The Time A Town South Of Sioux Falls Disappeared
It's time for a trip, maybe a getaway, maybe a family get-together, maybe a business conference.
You hop onto I-29 and head south from Sioux Falls. You're breezing along, cruise on 75, maybe 80, and head on past town signs with names like Tea, Lennox, and Worthing. A little further along, there's Canton, Beresford, Vermillion, and Yankton. Then Jefferson, Elk Point, Emmet.
Wait. What? Emmet?
Actually, nope. There is no town sign along Interstate 29 that says 'Emmet'. But there was a day that, perhaps, a sign did say 'Emmet'. Oh, you wouldn't have seen it along an interstate while driving your SUV. You may well have been on a gravel road and saying 'Giddy Up'.
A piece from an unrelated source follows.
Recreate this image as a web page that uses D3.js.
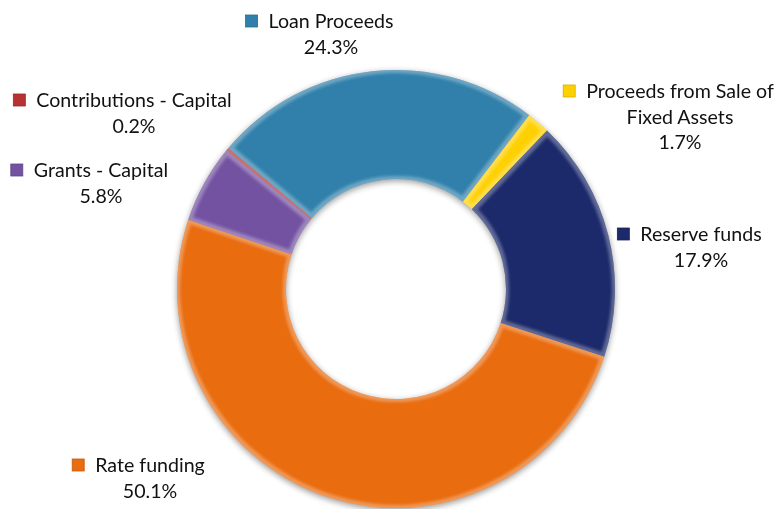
<!DOCTYPE html>
<html>
<head>
<meta charset="utf-8">
<script src="https://cdn.jsdelivr.net/npm/d3@7"></script>
<style>
  body { margin: 0; background: #fff; }
  svg text { font-family: Lato, "Open Sans", sans-serif; font-size: 19.6px; fill: #111; }
  filter { color-interpolation-filters: sRGB; }
</style>
</head>
<body>
<div class="container"></div>
<script>
const width = 776,
    height = 509;

// data, clockwise from the first slice
const categories = ['Loan Proceeds', 'Proceeds from Sale of Fixed Assets', 'Reserve funds', 'Rate funding', 'Grants - Capital', 'Contributions - Capital'];
const shares = [24.3, 1.7, 17.9, 50.1, 5.8, 0.2];
const colors = ['#3180ab', '#ffd000', '#1c2a6b', '#e96c0f', '#7352a1', '#b83232'];
const labelLines = [['Loan Proceeds'], ['Proceeds from Sale of', 'Fixed Assets'], ['Reserve funds'], ['Rate funding'], ['Grants - Capital'], ['Contributions - Capital']];

// label placement (text centre x, first baseline y)
const labelAt = [[331, 28], [680, 98], [701, 241], [150, 472], [101, 177], [134, 107]];

const cx = 396, cy = 289,
    outerR = 219, innerR = 110,
    start = -50 * Math.PI / 180;

const svg = d3.select('.container')
    .append('svg')
    .attr('width', width)
    .attr('height', height);

const defs = svg.append('defs');

const shadow = defs.append('filter').attr('id', 'shadow')
    .attr('x', '-20%').attr('y', '-20%').attr('width', '140%').attr('height', '140%');
shadow.append('feGaussianBlur').attr('in', 'SourceAlpha').attr('stdDeviation', 3).attr('result', 'b');
shadow.append('feOffset').attr('in', 'b').attr('dx', 0).attr('dy', 2).attr('result', 'o');
shadow.append('feComponentTransfer').attr('in', 'o').attr('result', 's')
    .append('feFuncA').attr('type', 'linear').attr('slope', 0.4);
const sm = shadow.append('feMerge');
sm.append('feMergeNode').attr('in', 's');
sm.append('feMergeNode').attr('in', 'SourceGraphic');

// soft light rim along each slice edge
const bevel = defs.append('filter').attr('id', 'bevel')
    .attr('x', '-10%').attr('y', '-10%').attr('width', '120%').attr('height', '120%');
bevel.append('feMorphology').attr('in', 'SourceAlpha').attr('operator', 'erode').attr('radius', 2.5).attr('result', 'er');
bevel.append('feGaussianBlur').attr('in', 'er').attr('stdDeviation', 1.5).attr('result', 'eb');
bevel.append('feComposite').attr('in', 'SourceAlpha').attr('in2', 'eb').attr('operator', 'out').attr('result', 'edge');
bevel.append('feFlood').attr('flood-color', '#ffffff').attr('flood-opacity', 0.3).attr('result', 'fl');
bevel.append('feComposite').attr('in', 'fl').attr('in2', 'edge').attr('operator', 'in').attr('result', 'hl');
const bm = bevel.append('feMerge');
bm.append('feMergeNode').attr('in', 'SourceGraphic');
bm.append('feMergeNode').attr('in', 'hl');

const pie = d3.pie()
    .sort(null)
    .value(d => d)
    .startAngle(start)
    .endAngle(start + 2 * Math.PI);

const arc = d3.arc()
    .innerRadius(innerR)
    .outerRadius(outerR);

const donut = svg.append('g')
    .attr('transform', `translate(${cx},${cy})`)
    .attr('filter', 'url(#shadow)');

donut.selectAll('path')
    .data(pie(shares))
    .enter()
    .append('path')
    .attr('d', arc)
    .attr('fill', (d, i) => colors[i])
    .attr('filter', 'url(#bevel)');

const labels = svg.append('g');

labelLines.forEach((lines, i) => {
    const g = labels.append('g');
    lines.concat([shares[i].toFixed(1) + '%']).forEach((t, j) => {
        g.append('text')
            .attr('x', labelAt[i][0])
            .attr('y', labelAt[i][1] + j * 25.5)
            .attr('text-anchor', 'middle')
            .text(t);
    });
    const first = g.select('text').node();
    const w = first.getComputedTextLength();
    g.append('rect')
        .attr('x', labelAt[i][0] - w / 2 - 23)
        .attr('y', labelAt[i][1] - 13)
        .attr('width', 12)
        .attr('height', 12)
        .attr('fill', colors[i])
        .attr('stroke', d3.color(colors[i]).darker(0.5))
        .attr('stroke-width', 0.8);
});
</script>
</body>
</html>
You see, Emmet was there in Union County. Not exactly a bustling busy city, but along about 1871 it did boast a general store, the Emmet Hall, and a decent-sized Catholic church.
In fact, not all that long ago (Ok, the 1930s and 1940s) dances were held in that hall. Think Lawrence Welk kind of days.
But, what happened to Emmet is the same thing that happened to a lot of old-time South Dakota towns. The railroad decided to move, to go through other larger towns. And when they happened, businesses and most of the people followed those tracks. And, as they say, that was that.
Emmet died. And speaking of dying, Emmet also had a cemetery, which is still there and still commonly called the Emmet Cemetery.